— INFORMATION PROVIDED —
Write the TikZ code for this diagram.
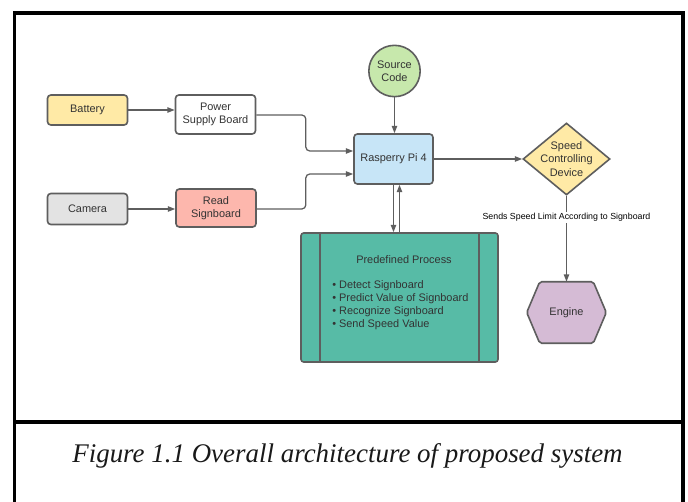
\documentclass[tikz,border=0pt]{standalone}
\usepackage{fontspec}
\setmainfont{Liberation Sans}
\newfontfamily\capfont{Liberation Serif}
\usetikzlibrary{arrows.meta,shapes.geometric,calc}
\definecolor{linegray}{HTML}{5E5E5E}
\definecolor{textgray}{HTML}{333333}
\definecolor{batyellow}{HTML}{FFEAA6}
\definecolor{camgray}{HTML}{E3E3E3}
\definecolor{readpink}{HTML}{FDB7AD}
\definecolor{piblue}{HTML}{C7E5F7}
\definecolor{srcgreen}{HTML}{C7E8AC}
\definecolor{procgreen}{HTML}{57BBA6}
\definecolor{engpurple}{HTML}{D5BBD5}
\tikzset{
  lbltxt/.style={text=textgray, font=\fontsize{8.2pt}{9.9pt}\selectfont, align=center, inner sep=0pt},
  box/.style={lbltxt, draw=linegray, line width=1.2pt, rounded corners=2.5pt},
  arr/.style={draw=linegray, line width=0.95pt, rounded corners=3pt, -{Triangle[length=5.5pt,width=4pt]}},
  frameline/.style={line width=2.3pt, black},
}
\begin{document}
\begin{tikzpicture}[x=0.75pt,y=-0.75pt]
\useasboundingbox (0,0) rectangle (688,502);
\fill[white] (0,0) rectangle (688,502);
% frame
\draw[frameline] (14.5,502) -- (14.5,13) -- (683,13) -- (683,502);
\draw[frameline] (14.5,422) -- (683,422);
% nodes
\node[box, fill=batyellow, minimum width=60pt, minimum height=22.5pt] (bat) at (87.5,110) {Battery};
\node[box, fill=white, minimum width=60pt, minimum height=29.25pt] (psb) at (215.5,114.5) {Power\\Supply Board};
\node[box, fill=camgray, minimum width=60pt, minimum height=23.25pt] (cam) at (87.5,209) {Camera};
\node[box, fill=readpink, minimum width=60pt, minimum height=28.5pt] (rs) at (216,208) {Read\\Signboard};
\node[box, fill=piblue, minimum width=59.25pt, minimum height=37.5pt] (pi) at (393.5,159) {Rasperry Pi 4};
\node[box, circle, fill=srcgreen, minimum size=38.5pt] (src) at (394.5,71) {Source\\Code};
% predefined process
\node[box, rounded corners=2pt, fill=procgreen, minimum width=147.75pt, minimum height=96.75pt] (proc) at (399.5,297.5) {};
\draw[draw=linegray, line width=1.2pt] ($(proc.north west)+(20,0)$) -- ($(proc.south west)+(20,0)$);
\draw[draw=linegray, line width=1.2pt] ($(proc.north east)+(-20,0)$) -- ($(proc.south east)+(-20,0)$);
\node[lbltxt] (ptitle) at (404,260) {Predefined Process};
\node[lbltxt, align=left, anchor=west] (plist) at (332,305) {\textbullet\ Detect Signboard\\\textbullet\ Predict Value of Signboard\\\textbullet\ Recognize Signboard\\\textbullet\ Send Speed Value};
% speed controlling device
\node[draw=linegray, line width=1.2pt, diamond, fill=batyellow, minimum width=65.25pt, minimum height=54pt, inner sep=0pt] (scd) at (566.5,159) {};
\node[lbltxt, font=\fontsize{8.2pt}{10.1pt}\selectfont] (scdtxt) at (scd) {Speed\\Controlling\\Device};
% engine
\node[lbltxt, minimum width=59.25pt, minimum height=45.75pt] (eng) at (566.5,312.5) {};
\filldraw[draw=linegray, line width=1.2pt, fill=engpurple, rounded corners=1.5pt]
  (eng.west) -- ($(eng.north west)+(13,0)$) -- ($(eng.north east)+(-13,0)$) -- (eng.east)
  -- ($(eng.south east)+(-13,0)$) -- ($(eng.south west)+(13,0)$) -- cycle;
\node[lbltxt] (engtxt) at (eng) {Engine};
% connectors
\draw[arr] (bat.east) -- (bat.east -| psb.west);
\draw[arr] (cam.east) -- (cam.east -| rs.west);
\draw[arr] ($(psb.east)+(0,0.5)$) -- ++(49.5,0) |- ($(pi.west)+(0,-8)$);
\draw[arr] ($(rs.east)+(0,1)$) -- ++(49,0) |- ($(pi.west)+(0,15)$);
\draw[arr] (src.south) -- (src.south |- pi.north);
\draw[arr] (pi.south) -- (pi.south |- proc.north);
\draw[arr] (proc.north) -- (proc.north |- pi.south);
\draw[arr] (pi.east) -- (scd.west);
\draw[arr] (scd.south) -- node[pos=0.253, fill=white, text=black, inner sep=1pt, font=\fontsize{6.6pt}{8pt}\selectfont] (lbl) {Sends Speed Limit According to Signboard} (eng.north);
% caption
\node[anchor=base, inner sep=0pt, text=black!90, font=\capfont\itshape\fontsize{20.2pt}{24pt}\selectfont] (cap) at (347.5,462) {Figure 1.1 Overall architecture of proposed system};
\end{tikzpicture}
\end{document}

— TASK INSTRUCTIONS —
Every line of text is to be repeated exactly; pictures are left out.

— RESULT OF THE TASK —
Write the TikZ code for this diagram.
\documentclass[tikz,border=0pt]{standalone}
\usepackage{fontspec}
\setmainfont{Liberation Sans}
\newfontfamily\capfont{Liberation Serif}
\usetikzlibrary{arrows.meta,shapes.geometric,calc}
\definecolor{linegray}{HTML}{5E5E5E}
\definecolor{textgray}{HTML}{333333}
\definecolor{batyellow}{HTML}{FFEAA6}
\definecolor{camgray}{HTML}{E3E3E3}
\definecolor{readpink}{HTML}{FDB7AD}
\definecolor{piblue}{HTML}{C7E5F7}
\definecolor{srcgreen}{HTML}{C7E8AC}
\definecolor{procgreen}{HTML}{57BBA6}
\definecolor{engpurple}{HTML}{D5BBD5}
\tikzset{
  lbltxt/.style={text=textgray, font=\fontsize{8.2pt}{9.9pt}\selectfont, align=center, inner sep=0pt},
  box/.style={lbltxt, draw=linegray, line width=1.2pt, rounded corners=2.5pt},
  arr/.style={draw=linegray, line width=0.95pt, rounded corners=3pt, -{Triangle[length=5.5pt,width=4pt]}},
  frameline/.style={line width=2.3pt, black},
}
\begin{document}
\begin{tikzpicture}[x=0.75pt,y=-0.75pt]
\useasboundingbox (0,0) rectangle (688,502);
\fill[white] (0,0) rectangle (688,502);
% frame
\draw[frameline] (14.5,502) -- (14.5,13) -- (683,13) -- (683,502);
\draw[frameline] (14.5,422) -- (683,422);
% nodes
\node[box, fill=batyellow, minimum width=60pt, minimum height=22.5pt] (bat) at (87.5,110) {Battery};
\node[box, fill=white, minimum width=60pt, minimum height=29.25pt] (psb) at (215.5,114.5) {Power\\Supply Board};
\node[box, fill=camgray, minimum width=60pt, minimum height=23.25pt] (cam) at (87.5,209) {Camera};
\node[box, fill=readpink, minimum width=60pt, minimum height=28.5pt] (rs) at (216,208) {Read\\Signboard};
\node[box, fill=piblue, minimum width=59.25pt, minimum height=37.5pt] (pi) at (393.5,159) {Rasperry Pi 4};
\node[box, circle, fill=srcgreen, minimum size=38.5pt] (src) at (394.5,71) {Source\\Code};
% predefined process
\node[box, rounded corners=2pt, fill=procgreen, minimum width=147.75pt, minimum height=96.75pt] (proc) at (399.5,297.5) {};
\draw[draw=linegray, line width=1.2pt] ($(proc.north west)+(20,0)$) -- ($(proc.south west)+(20,0)$);
\draw[draw=linegray, line width=1.2pt] ($(proc.north east)+(-20,0)$) -- ($(proc.south east)+(-20,0)$);
\node[lbltxt] (ptitle) at (404,260) {Predefined Process};
\node[lbltxt, align=left, anchor=west] (plist) at (332,305) {\textbullet\ Detect Signboard\\\textbullet\ Predict Value of Signboard\\\textbullet\ Recognize Signboard\\\textbullet\ Send Speed Value};
% speed controlling device
\node[draw=linegray, line width=1.2pt, diamond, fill=batyellow, minimum width=65.25pt, minimum height=54pt, inner sep=0pt] (scd) at (566.5,159) {};
\node[lbltxt, font=\fontsize{8.2pt}{10.1pt}\selectfont] (scdtxt) at (scd) {Speed\\Controlling\\Device};
% engine
\node[lbltxt, minimum width=59.25pt, minimum height=45.75pt] (eng) at (566.5,312.5) {};
\filldraw[draw=linegray, line width=1.2pt, fill=engpurple, rounded corners=1.5pt]
  (eng.west) -- ($(eng.north west)+(13,0)$) -- ($(eng.north east)+(-13,0)$) -- (eng.east)
  -- ($(eng.south east)+(-13,0)$) -- ($(eng.south west)+(13,0)$) -- cycle;
\node[lbltxt] (engtxt) at (eng) {Engine};
% connectors
\draw[arr] (bat.east) -- (bat.east -| psb.west);
\draw[arr] (cam.east) -- (cam.east -| rs.west);
\draw[arr] ($(psb.east)+(0,0.5)$) -- ++(49.5,0) |- ($(pi.west)+(0,-8)$);
\draw[arr] ($(rs.east)+(0,1)$) -- ++(49,0) |- ($(pi.west)+(0,15)$);
\draw[arr] (src.south) -- (src.south |- pi.north);
\draw[arr] (pi.south) -- (pi.south |- proc.north);
\draw[arr] (proc.north) -- (proc.north |- pi.south);
\draw[arr] (pi.east) -- (scd.west);
\draw[arr] (scd.south) -- node[pos=0.253, fill=white, text=black, inner sep=1pt, font=\fontsize{6.6pt}{8pt}\selectfont] (lbl) {Sends Speed Limit According to Signboard} (eng.north);
% caption
\node[anchor=base, inner sep=0pt, text=black!90, font=\capfont\itshape\fontsize{20.2pt}{24pt}\selectfont] (cap) at (347.5,462) {Figure 1.1 Overall architecture of proposed system};
\end{tikzpicture}
\end{document}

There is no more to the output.